The insurer declined liability on the basis the claimant failed to meet the required threshold of 11% WPI under section 66(1) of the 1987 Act in respect of the further hearing loss injury of 19 June 2012 (deemed). The claimant disagreed stating the further hearing loss injury of 2012 was not a new injury as it involved the same pathology (binaural hearing loss) as the previous injury of 1996 for which he was compensated. He argued it was a single injury arising from separate injurious events and resulted in a single impairment. In other words, the claimant argued the impairments resulting from the 1996 injury and the 2012 injury should be aggregated in assessing permanent impairment for the purposes of the threshold under section 66(1).
Decision by the Court of Appeal
Although the Court of Appeal accepted there was only one single pathology underlying the claimant’s hearing loss, applying section 17(1) of the 1987 Act, the Court ruled the further hearing loss caused by further series of micro-traumata from the previous injury in 1996 to 19 June 2012 (when the further hearing loss claim was made) resulted in a new injury. The Court ruled the further hearing loss was a different injury from the injury in respect of which the claimant was previously compensated in 1996. Although the pathology of both injuries was the same, the Court ruled that under section 17(1) the two injuries were distinct and could not be aggregated.
Therefore, considering the notice of claim for lump sum compensation in respect of the further hearing loss was made on 19 June 2012 (after the lump sum amendments in 2012 came into effect) the Court determined section 66(1) applied.
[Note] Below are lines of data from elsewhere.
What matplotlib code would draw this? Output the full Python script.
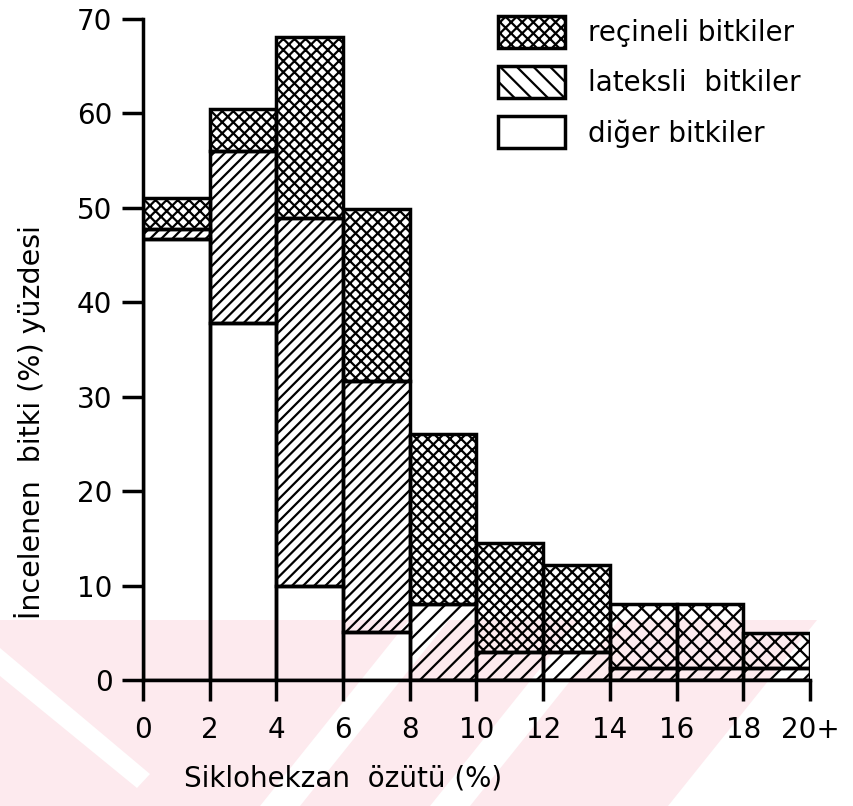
import numpy as np
import matplotlib
matplotlib.use("Agg")
import matplotlib.pyplot as plt
from matplotlib.patches import Patch, Polygon

# bins of cyclohexane extract (%), left edges, width 2
bin_left = [0, 2, 4, 6, 8, 10, 12, 14, 16, 18]
tick_pos = [0, 2, 4, 6, 8, 10, 12, 14, 16, 18, 20]
tick_lab = ["0", "2", "4", "6", "8", "10", "12", "14", "16", "18", "20+"]

# percentage of examined plants, stacked
diger = [46.7, 37.8, 10.0, 5.1, 0, 0, 0, 0, 0, 0]
lateksli = [1.1, 18.2, 38.9, 26.6, 8.0, 3.0, 3.0, 1.3, 1.3, 1.3]
recineli = [3.2, 4.5, 19.2, 18.2, 18.0, 11.5, 9.2, 6.8, 6.8, 3.7]

labels = ["reçineli bitkiler", "lateksli  bitkiler", "diğer bitkiler"]

plt.rcParams["hatch.linewidth"] = 1.6
plt.rcParams["font.family"] = "DejaVu Sans"

W, H = 854, 806
fig = plt.figure(figsize=(W/100, H/100), dpi=100)

# faint pink watermark behind the chart (image pixel coords -> figure fraction)
def fpoly(pts, color):
    pts = [(x/W, 1-y/H) for x, y in pts]
    fig.add_artist(Polygon(pts, closed=True, transform=fig.transFigure,
                           facecolor=color, edgecolor="none", zorder=-5))

pink = "#fdeaee"
fpoly([(0, 620), (409, 620), (260, 806), (0, 806)], pink)
fpoly([(449, 620), (579, 620), (430, 806), (300, 806)], pink)
fpoly([(619, 620), (817, 620), (668, 806), (470, 806)], pink)
fpoly([(0, 648), (150, 774), (137, 788), (0, 676)], "white")

ax = fig.add_axes([143/W, 1-680/H, (810-143)/W, (680-19)/H])
ax.patch.set_alpha(0)

lw = 2.5
diger = np.array(diger)
lateksli = np.array(lateksli)
recineli = np.array(recineli)
lat_hatch = ["///" if x < 8 else "//" for x in bin_left]
res_hatch = ["xxx" if x < 14 else "xx" for x in bin_left]

ax.bar(bin_left, diger, width=2, align="edge", color="none",
       edgecolor="black", linewidth=lw)
for i, x in enumerate(bin_left):
    ax.bar(x, lateksli[i], width=2, bottom=diger[i], align="edge",
           color="none", edgecolor="black", linewidth=lw, hatch=lat_hatch[i])
    ax.bar(x, recineli[i], width=2, bottom=diger[i] + lateksli[i], align="edge",
           color="none", edgecolor="black", linewidth=lw, hatch=res_hatch[i])

ax.set_xlim(0, 20)
ax.set_ylim(0, 70)
ax.set_xticks(tick_pos)
ax.set_xticklabels(tick_lab)
ax.set_yticks(range(0, 71, 10))
for s in ["top", "right"]:
    ax.spines[s].set_visible(False)
for s in ["left", "bottom"]:
    ax.spines[s].set_linewidth(lw)
ax.tick_params(axis="both", length=15, width=lw, labelsize=20)
ax.tick_params(axis="x", pad=11)
ax.tick_params(axis="y", pad=7)

handles = [
    Patch(facecolor="white", edgecolor="black", linewidth=lw, hatch="xxx"),
    Patch(facecolor="white", edgecolor="black", linewidth=lw, hatch="\\\\"),
    Patch(facecolor="white", edgecolor="black", linewidth=lw),
]
fig.legend(handles, labels, loc="upper left", bbox_to_anchor=(498/W, 1-16/H),
           frameon=False, fontsize=20, handlelength=2.4, handleheight=1.4,
           labelspacing=0.65, handletextpad=0.83, borderpad=0, borderaxespad=0)

fig.text(30/W, 1-422/H, "İncelenen  bitki (%) yüzdesi", rotation=90,
         ha="center", va="center", fontsize=20.5)
fig.text(343/W, 1-778/H, "Siklohekzan  özütü (%)", ha="center",
         va="center", fontsize=20)

fig.savefig("out.png", dpi=100)
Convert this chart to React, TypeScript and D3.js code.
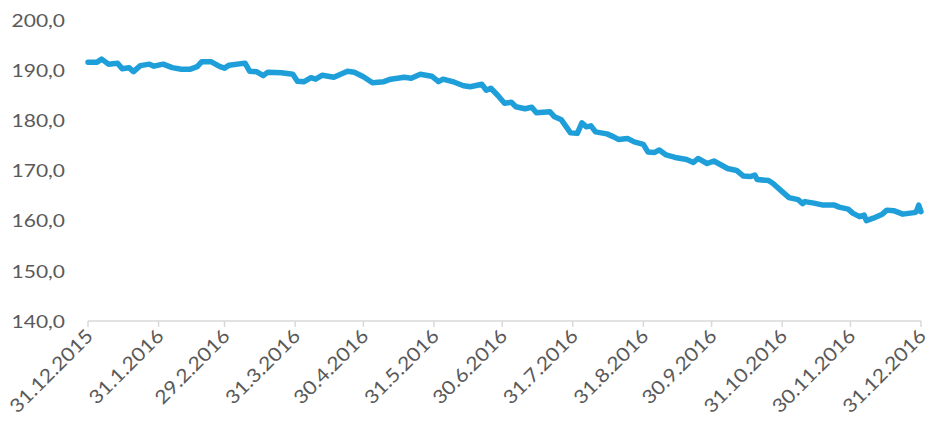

Hence, the claimant failed in his claim for lump sum compensation in respect of the further hearing loss injury of 2012 as he failed to satisfy the threshold of 11% WPI under section 66(1).
What does this mean?
The 11% WPI (20.5% BHL) threshold prescribed by section 66(1) of the 1987 Act applies to all lump sum claims in respect of hearing loss and further hearing loss made on or after 19 June 2012 irrespective of whether the deemed date of injury is before or after 19 June 2012. However, this decision did not deal with or discuss injuries that occurred prior to 1 January 2002.
Deputy President Roche’s decision in BT Australia Limited v Greene  NSWWCCPD 60, determined the amendments introduced in 2012 including the 11% WPI threshold under section 66(1) of the 1987 Act do not apply to claims in respect of an injury including hearing loss and further hearing loss injuries which occurred before 1 January 2002. This decision has not been challenged.
When a worker makes a claim for hearing loss, it is essential for insurers and employers to ascertain whether or not the worker has been paid lump sum compensation for any hearing loss claims under section 66.
Where a claim for further hearing loss is made in respect of a deemed hearing loss injury on or after 1 January 2002, the insurers should have the worker assessed by an ENT specialist (WorkCover approved assessor) and dispute the section 66 claim, if the increase of hearing impairment is less than 11% WPI.